Who speaks for the local villages?
The islands of Cambodia undergo changes like never before. What is in for the local villages and communities?
Koh Tuich Village/Koh Rong
observations and conclusions: In 2008, when we and “The Dive Shop” began scouting and stayed on the place overnight for the very first time, Koh Tuich (koh means island and tuich means small; named after the tiny island around a mile to the North-East) Village on Koh Rong was very isolated. Health conditions were just terrible, the kids in particular. Fishing was the only source of income. Two in three people did not do anything. Boredom and alcoholism was commonplace… The whole village is by now a long row of guest houses. Most families have either made a good deal or they run a business themselves. Kids go to school and the general mood is good. They have adapted – surprisingly – well to the quick transformation…with WiFi routers in their roof-beams. There are lots of reasonable Farangs around, with great concepts on sustainability and environmental issues. And – in the face of it – it goes quite OK so far. Visitor numbers have risen fast and garbage disposal is working good – with respect to constantly growing volumes. Given the “mental” situation – a curious mix of official indifference vs tolerance and free entrepreneurship vs social hierarchy plus Westerners, who ridicule the latter – things are going surprisingly smooth.
The bad stuff: The village is – regularly – close to a madhouse by night – noisy parties everywhere. And hordes of Westerners to be seen – on LSD etc. – going berserk. The Villagers – still – seem to tolerate it. Certainly soon there will be the first drug-related accidents, if this is not being suppressed.
Sok San Village/Koh Rong
Sok San(paradise) Village is on the island’s western side at the northern end of the 6km long Sok San Beach. The community is presumably very much the size of Koh Tuich Village (own assessment). Tourism is still very moderate here and for the majority not much has changed. Still, the villagers are more flexible than ever because there is (at least twice) daily ferry service to the main land – probably the best thing at all – with the greatest impact on anyone’s life on Koh Rong.
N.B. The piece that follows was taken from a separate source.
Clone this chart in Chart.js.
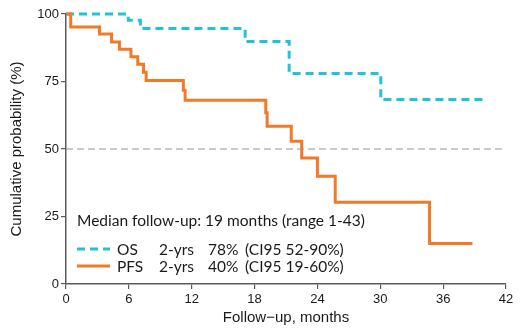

Daun Penh Village/Koh Rong
It used to be older and better organized in the first place. Houses were (are) more solid and connected with wooden pathways, the place has some sort of “structure”. Residents also are engaging in well organized crab fishing and – farming. Crab sells and profits are fine. It is not clear how big NGO activities (a couple of years ago) were. Remainders of some NGO-sponsored facilities dot the fringes of the villages, such as a deserted Health-Point and a neglected Major’s-office.
Prek Svay(prek means morning and svay means mango) Village It is also situated on the eastern, inner side on a huge bay opposite “Song Saa islands Resort” and near “Palm Beach Resort”.
It is likely the stage for most bizarre encounters – the rich meets poor stuff – when visitors from Song Saa Resort (rooms rates start at $ 1000- ) feel, they should go and see the place.